OK students. Settle down. This is an important and historic lecture, so I need to concentrate. 

This column starts off the 26th year of authoring them. It’s also my first column written on a new desktop PC.

I forgot that last month was my 25th anniversary writing this column. My first column was published in November 1984. I wrote it on an Apple IIc personal computer. Back then, I faxed the manuscript to my editor and she had someone retype the copy. Shortly thereafter, the chief editor left for another job and was replaced by Mark Michelson. He has been my editor ever since. 

Those were the digital Dark Ages. It’s no wonder we now have so much unemployment. We no longer need people to re-enter all those key strokes. We thought 1984 was the Age of Enlightenment.

I’m not enlightened. I wasn’t paying attention when I bought this new computer. I was excited by the promise of more memory and more speed.

When I unpacked the computer in my office, there was no CPU. The salesman must have forgotten to put it in my trunk. I rushed back to the store madder’n hell. I stormed into the store to complain that the salesman forgot the box containing the CPU. 

About six people were within earshot when I was informed that all the stuff formerly in the CPU is now contained behind the touchscreen, and that the various ports and drives are on the side of the screen. The people at the store are still laughing at the old man who is touchscreen-illiterate.

Yesterday’s Message

I don’t think I was illiterate when I wrote about marketing and a salesperson’s responsibility. I wrote that print salespeople had to be their own marketing departments because their companies were not providing marketing services. My premise was that selling is a function of marketing.
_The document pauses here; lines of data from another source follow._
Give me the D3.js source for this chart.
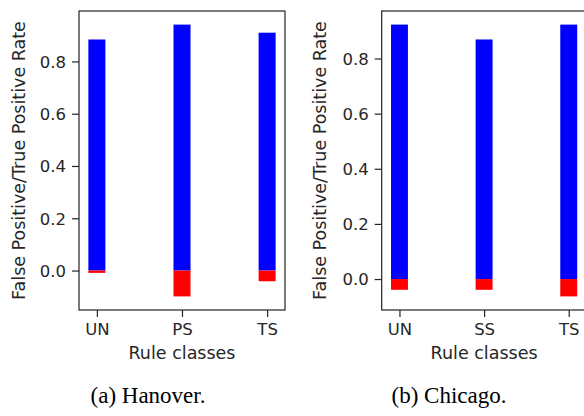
<!DOCTYPE html>
<html>
<head>
<meta charset="utf-8">
<script src="https://cdn.jsdelivr.net/npm/d3@7"></script>
<style>
  html, body { margin: 0; padding: 0; background: #fff; }
  svg { display: block; }
</style>
</head>
<body>
<svg id="chart" width="584" height="416"></svg>
<script>
// ---- Data ----
const hanoverCategories = ["UN", "PS", "TS"];
const hanoverTPR = [0.884, 0.941, 0.910];
const hanoverFPR = [-0.009, -0.099, -0.041];

const chicagoCategories = ["UN", "SS", "TS"];
const chicagoTPR = [0.923, 0.869, 0.923];
const chicagoFPR = [-0.039, -0.039, -0.063];

const yTicks = [0.0, 0.2, 0.4, 0.6, 0.8];
const yLabel = "False Positive/True Positive Rate";
const xLabel = "Rule classes";
const captions = ["(a) Hanover.", "(b) Chicago."];

// ---- Drawing ----
const svg = d3.select("#chart");
const textColor = "#262626";
const axisFont = "DejaVu Sans, sans-serif";

function panel(opts) {
  const { left, right, top, bottom, cats, tpr, fpr, ylabelX, caption, captionX } = opts;
  const barW = 0.2;
  const n = cats.length;
  // matplotlib-style 5% margins
  const xMin = -barW / 2, xMax = (n - 1) + barW / 2;
  const xm = (xMax - xMin) * 0.05;
  const x = d3.scaleLinear().domain([xMin - xm, xMax + xm]).range([left, right]);
  const yMinD = d3.min(fpr), yMaxD = d3.max(tpr);
  const ym = (yMaxD - yMinD) * 0.05;
  const y = d3.scaleLinear().domain([yMinD - ym, yMaxD + ym]).range([bottom, top]);

  const g = svg.append("g");
  const clipId = "clip" + Math.round(left);
  svg.append("clipPath").attr("id", clipId)
    .append("rect").attr("x", left).attr("y", top).attr("width", right - left).attr("height", bottom - top);

  const bars = g.append("g").attr("clip-path", `url(#${clipId})`);
  // positive (blue) bars
  bars.selectAll("rect.tp").data(tpr).join("rect")
    .attr("class", "tp")
    .attr("x", (d, i) => x(i - barW / 2))
    .attr("width", (d, i) => x(i + barW / 2) - x(i - barW / 2))
    .attr("y", d => y(d))
    .attr("height", d => y(0) - y(d))
    .attr("fill", "#0000ff");
  // negative (red) bars
  bars.selectAll("rect.fp").data(fpr).join("rect")
    .attr("class", "fp")
    .attr("x", (d, i) => x(i - barW / 2))
    .attr("width", (d, i) => x(i + barW / 2) - x(i - barW / 2))
    .attr("y", d => y(0))
    .attr("height", d => y(d) - y(0))
    .attr("fill", "#ff0000");

  // spines
  g.append("rect")
    .attr("x", left).attr("y", top)
    .attr("width", right - left).attr("height", bottom - top)
    .attr("fill", "none").attr("stroke", "#222").attr("stroke-width", 1.2);

  // y axis
  const yAxis = d3.axisLeft(y).tickValues(yTicks).tickFormat(d3.format(".1f"))
    .tickSize(7).tickPadding(6);
  const ya = g.append("g").attr("transform", `translate(${left},0)`).call(yAxis);
  ya.select(".domain").remove();
  ya.selectAll(".tick line").attr("stroke", "#222").attr("stroke-width", 1.2);
  ya.selectAll(".tick text").attr("fill", textColor)
    .style("font-family", axisFont).style("font-size", "16.5px").attr("dy", "0.36em");

  // x axis
  const xAxis = d3.axisBottom(x).tickValues(d3.range(n)).tickFormat(i => cats[i])
    .tickSize(7).tickPadding(6);
  const xa = g.append("g").attr("transform", `translate(0,${bottom})`).call(xAxis);
  xa.select(".domain").remove();
  xa.selectAll(".tick line").attr("stroke", "#222").attr("stroke-width", 1.2);
  xa.selectAll(".tick text").attr("fill", textColor)
    .style("font-family", axisFont).style("font-size", "16.5px").attr("dy", "0.71em");

  // axis labels
  g.append("text")
    .attr("x", (left + right) / 2).attr("y", bottom + 48.5)
    .attr("text-anchor", "middle").attr("fill", textColor)
    .style("font-family", axisFont).style("font-size", "17.5px")
    .text(xLabel);

  g.append("text")
    .attr("transform", `translate(${ylabelX},${(top + bottom) / 2}) rotate(-90)`)
    .attr("text-anchor", "middle").attr("fill", textColor)
    .style("font-family", axisFont).style("font-size", "17.5px")
    .text(yLabel);

  // caption
  svg.append("text")
    .attr("x", captionX).attr("y", 403)
    .attr("text-anchor", "middle").attr("fill", "#000")
    .style("font-family", "Liberation Serif, 'Times New Roman', serif").style("font-size", "23px")
    .text(caption);
}

panel({ left: 79, right: 285, top: 11, bottom: 310,
        cats: hanoverCategories, tpr: hanoverTPR, fpr: hanoverFPR,
        ylabelX: 24.5, caption: captions[0], captionX: 148 });
panel({ left: 381.7, right: 586.5, top: 11, bottom: 310,
        cats: chicagoCategories, tpr: chicagoTPR, fpr: chicagoFPR,
        ylabelX: 326, caption: captions[1], captionX: 449 });
</script>
</body>
</html>
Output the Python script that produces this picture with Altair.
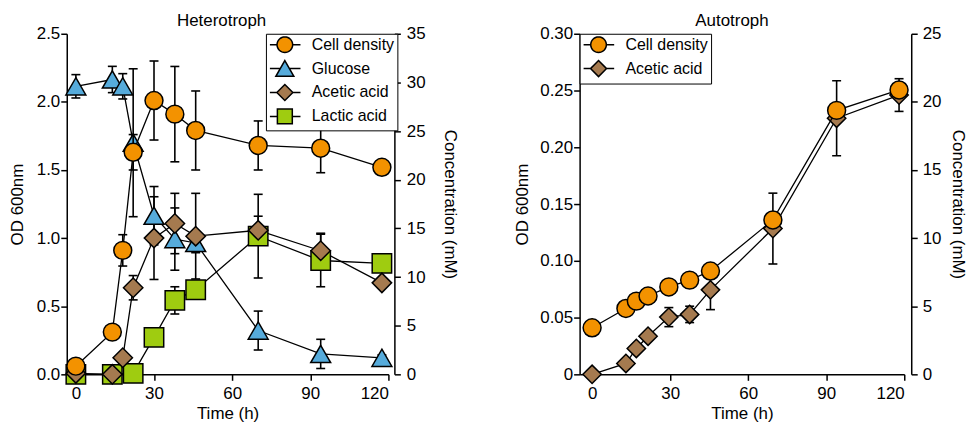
import math
import altair as alt
import pandas as pd

FONT = "Liberation Sans"

# ---------------- Heterotroph ----------------
het_t = [0, 14, 18, 22, 30, 38, 46, 70, 94, 117.5]
het_cell = [0.06, 0.31, 0.91, 1.63, 2.01, 1.91, 1.79, 1.68, 1.66, 1.52]
het_cell_err = [0.02, 0.02, 0.115, 0.13, 0.29, 0.35, 0.29, 0.18, 0.18, 0.02]
het_glu = [29.6, 30.3, 29.6, 23.8, 16.3, 13.9, 13.5, 4.5, 2.1, 1.7]
het_glu_err = [1.2, 1.35, 1.3, 7.6, 3.0, 3.2, 1.0, 2.0, 1.5, 0.3]
het_ace = [0.1, 0.0, 1.7, 8.9, 14.0, 15.5, 14.2, 14.8, 12.7, 9.4]
het_ace_err = [0.0, 0.0, 0.3, 1.25, 4.25, 3.1, 4.4, 1.45, 1.8, 0.3]
het_lac_t = [0, 14, 22, 30, 38, 46, 70, 94, 117.5]
het_lac = [0.0, 0.0, 0.1, 3.8, 7.6, 8.7, 14.2, 11.7, 11.4]
het_lac_err = [0.0, 0.0, 0.0, 0.3, 1.4, 0.5, 4.3, 2.7, 0.3]

# ---------------- Autotroph ----------------
aut_t = [0, 13, 17, 21.5, 29.5, 37.5, 45.5, 69.5, 94, 118]
aut_cell = [0.041, 0.058, 0.0645, 0.069, 0.077, 0.083, 0.091, 0.136, 0.2325, 0.2505]
aut_cell_err = [0.0, 0.0, 0.0, 0.0, 0.0, 0.0, 0.0, 0.003, 0.003, 0.003]
aut_ace = [0.0, 0.8, 1.9, 2.8, 4.2, 4.4, 6.2, 10.7, 18.8, 20.5]
aut_ace_err = [0.0, 0.0, 0.0, 0.0, 0.7, 0.6, 1.45, 2.6, 2.75, 1.2]

x_ticks = [0, 30, 60, 90, 120]
het_od_ticks = [0, 0.5, 1.0, 1.5, 2.0, 2.5]
het_conc_ticks = [0, 5, 10, 15, 20, 25, 30, 35]
aut_od_ticks = [0, 0.05, 0.10, 0.15, 0.20, 0.25, 0.30]
aut_conc_ticks = [0, 5, 10, 15, 20, 25]

C_ORANGE = "#F39200"
C_BLUE = "#56ABDB"
C_BROWN = "#A57A4F"
C_GREEN = "#9FCC10"

TRI = "M0,-0.866L1,0.866L-1,0.866Z"

# legend symbols: a line with the marker on it (units of sqrt(size)/2 = 7px)
_c, _r = 1.143, 1.12
_poly = "".join(
    ("M" if i == 0 else "L")
    + f"{_c + _r * math.cos(2 * math.pi * i / 32):.3f},{_r * math.sin(2 * math.pi * i / 32):.3f}"
    for i in range(32)) + "Z"
L_CIRCLE = f"M-1,0H{_c - _r:.3f}M{_c + _r:.3f},0H3.386" + _poly
L_TRI = "M-1,0H0.484M1.802,0H3.386M1.143,-1.15L2.433,1.1L-0.147,1.1Z"
L_DIAM = "M-1,0H-0.007M2.293,0H3.386M-0.007,0L1.143,-1.15L2.293,0L1.143,1.15Z"
L_SQ = "M-1,0H0.073M2.213,0H3.386M0.073,-1.07H2.213V1.07H0.073Z"


def mk(t, v, e, name):
    return pd.DataFrame({
        "t": t, "v": v,
        "lo": [a - b for a, b in zip(v, e)],
        "hi": [a + b for a, b in zip(v, e)],
        "err": e, "series": name,
    })


def group(frames, styles, yscale, yaxis, x):
    df = pd.concat(frames, ignore_index=True)
    errdf = df[df["err"] > 0]
    ylo = alt.Y("lo:Q", scale=yscale, axis=yaxis)
    yhi = alt.Y("hi:Q", scale=yscale, axis=yaxis)
    yv = alt.Y("v:Q", scale=yscale, axis=yaxis)
    rules = alt.Chart(errdf).mark_rule(color="black", strokeWidth=1.6).encode(
        x=x, y=ylo, y2="hi:Q")
    cap1 = alt.Chart(errdf).mark_tick(orient="horizontal", color="black", size=9,
                                      thickness=1.6, opacity=1).encode(x=x, y=yhi)
    cap2 = alt.Chart(errdf).mark_tick(orient="horizontal", color="black", size=9,
                                      thickness=1.6, opacity=1).encode(x=x, y=ylo)
    lines = alt.Chart(df).mark_line(color="black", strokeWidth=1.3).encode(
        x=x, y=yv, detail="series:N")
    pts = []
    for f, (shape, color, size) in zip(frames, styles):
        pts.append(alt.Chart(f).mark_point(shape=shape, filled=True, fill=color,
                                           stroke="black", strokeWidth=1.5,
                                           size=size, opacity=1).encode(x=x, y=yv))
    return alt.layer(rules, cap1, cap2, lines, *pts)


def legend_layer(names, paths, colors, lx, ly):
    leg = alt.Legend(
        title=None, orient="none", legendX=lx, legendY=ly,
        padding=3, strokeColor="black", fillColor="white",
        labelFontSize=16, labelFont=FONT, labelColor="black",
        labelOffset=27, symbolSize=196, rowPadding=1,
        symbolStrokeColor="black", symbolStrokeWidth=1.5, symbolOpacity=1,
    )
    df = pd.DataFrame({"series": names})
    return alt.Chart(df).transform_filter("false").mark_point(
        filled=True, stroke="black", strokeWidth=1.5, opacity=1).encode(
        shape=alt.Shape("series:N", scale=alt.Scale(domain=names, range=paths), legend=leg),
        fill=alt.Fill("series:N", scale=alt.Scale(domain=names, range=colors), legend=leg),
        stroke=alt.Stroke("series:N", scale=alt.Scale(domain=names, range=["black"] * len(names)),
                          legend=leg),
    )


def xaxis():
    return alt.Axis(values=x_ticks, format="d", title="Time (h)", tickSize=6,
                    labelPadding=5, titlePadding=4, grid=False)


def title(text, dx):
    return alt.TitleParams(text, fontSize=17, fontWeight="normal", font=FONT,
                           color="black", offset=-5, anchor="middle", dx=dx)


# ---------------- left panel ----------------
xl = alt.X("t:Q", scale=alt.Scale(domain=[-3.5, 120], nice=False, zero=False), axis=xaxis())

het_right = group(
    [mk(het_lac_t, het_lac, het_lac_err, "Lactic acid"),
     mk(het_t, het_glu, het_glu_err, "Glucose"),
     mk(het_t, het_ace, het_ace_err, "Acetic acid")],
    [("square", C_GREEN, 380), (TRI, C_BLUE, 400), ("diamond", C_BROWN, 380)],
    alt.Scale(domain=[0, 35], nice=False, zero=False),
    alt.Axis(orient="right", values=het_conc_ticks, format="d", offset=6,
             title="Concentration (mM)", tickSize=6, labelPadding=6,
             titlePadding=15, grid=False),
    xl)

het_left = group(
    [mk(het_t, het_cell, het_cell_err, "Cell density")],
    [("circle", C_ORANGE, 324)],
    alt.Scale(domain=[0, 2.5], nice=False, zero=False),
    alt.Axis(orient="left", values=het_od_ticks, format=".1f", title="OD 600nm",
             tickSize=6, labelPadding=1, titlePadding=10, grid=False),
    xl)

het_leg = legend_layer(["Cell density", "Glucose", "Acetic acid", "Lactic acid"],
                       [L_CIRCLE, L_TRI, L_DIAM, L_SQ],
                       [C_ORANGE, C_BLUE, C_BROWN, C_GREEN], 200, 0)

left = alt.layer(het_right, het_left, het_leg).resolve_scale(y="independent").properties(
    width=323, height=342, title=title("Heterotroph", -6))

# ---------------- right panel ----------------
xr = alt.X("t:Q", scale=alt.Scale(domain=[-4.8, 120], nice=False, zero=False), axis=xaxis())

aut_right = group(
    [mk(aut_t, aut_ace, aut_ace_err, "Acetic acid")],
    [("diamond", C_BROWN, 340)],
    alt.Scale(domain=[0, 25], nice=False, zero=False),
    alt.Axis(orient="right", values=aut_conc_ticks, format="d", offset=7,
             title="Concentration (mM)", tickSize=6, labelPadding=5,
             titlePadding=8, grid=False),
    xr)

aut_left = group(
    [mk(aut_t, aut_cell, aut_cell_err, "Cell density")],
    [("circle", C_ORANGE, 324)],
    alt.Scale(domain=[0, 0.30], nice=False, zero=False),
    alt.Axis(orient="left", values=aut_od_ticks,
             labelExpr="datum.value == 0 ? '0' : format(datum.value, '.2f')",
             title="OD 600nm", tickSize=6, labelPadding=1, titlePadding=8, grid=False),
    xr)

aut_leg = legend_layer(["Cell density", "Acetic acid"], [L_CIRCLE, L_DIAM],
                       [C_ORANGE, C_BROWN], 0, 0)

right = alt.layer(aut_right, aut_left, aut_leg).resolve_scale(y="independent").properties(
    width=326, height=342, title=title("Autotroph", -10))

chart = alt.hconcat(left, right, spacing=55).resolve_scale(
    shape="independent", fill="independent", stroke="independent").properties(
    padding={"top": 3, "left": 0, "right": 0, "bottom": 0}).configure(
    font=FONT).configure_view(stroke=None).configure_axis(
    labelFont=FONT, titleFont=FONT, labelFontSize=17, titleFontSize=17,
    labelColor="black", titleColor="black", titleFontWeight="normal",
    domainColor="black", tickColor="black", domainWidth=1.5, tickWidth=1.5)

chart.save("out.html", embed_options={"renderer": "svg", "actions": False})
I also asserted that for selling to function effectively, it should work in harmony with a great marketing program. 

Back then very few printing companies had a marketing program, so I was suggesting that the salesperson had to perform all of the other functions for marketing: planning, market research, public relations, sales promotion, publicity, advertising, pricing, etc.

When orchestrated correctly, all of these marketing activities make selling easy, or at least, easier. Not much has changed. Most printing companies still have no marketing programs. Many people in our industry still believe that selling and marketing are synonymous.